Her materialism claim sits awkwardly: if experience is fundamental (like charge), physics as currently formulated is incomplete in a way that looks more like property dualism or neutral monism than standard physicalism.

O'Connor gently probes this but doesn't press hard on causal closure or empirical testability. Neuroscience counter-views (IIT's mathematical formalism, functionalist or higher-order theories) receive little engagement; the documentary's expert lineup appears skewed toward non-emergentist voices. The self-as-illusion thesis, while persuasive descriptively, carries uncomfortable normative implications (agency, responsibility, ethics) that go unexplored—“neurological nihilism,” as O'Connor hints via van Inwagen.

Scientifically, many claims remain speculative: quantum links, space-as-experience, and minimal proto-consciousness in inanimate matter are philosophically intriguing but currently unfalsifiable. Relying on “intuitions have been wrong before” is a double-edged sword; the same could justify any untestable ontology. Unreported experiences (anesthesia, split-brain) are invoked heavily, yet behavior and report remain our only intersubjective evidence—pushing beyond them risks solipsism.

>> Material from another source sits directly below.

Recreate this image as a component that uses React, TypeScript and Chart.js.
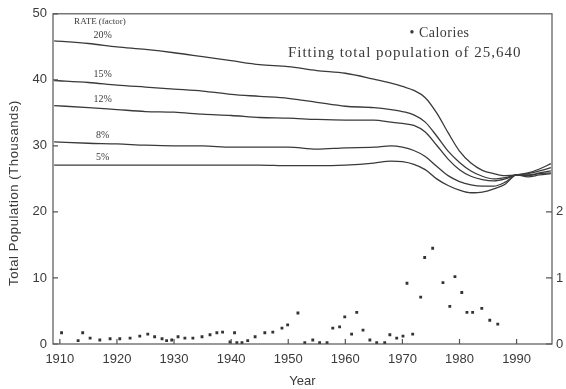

In short, the video brilliantly dismantles the naïve “consciousness = complex brains” story and makes the hard problem feel urgent and human. It is weaker at defending fundamentality as the superior alternative. Harris and O'Connor succeed in making viewers question their assumptions without providing a complete replacement framework. For newcomers it is revelatory; for philosophers it is a polished popularization rather than a decisive advance. Pair it with Harris's book or Lights On, then contrast with critics (e.g., Anil Seth's Being You, or physicalist rebuttals) for a fuller picture. Highly recommended as thoughtful, non-polemical content on one of philosophy's deepest mysteries.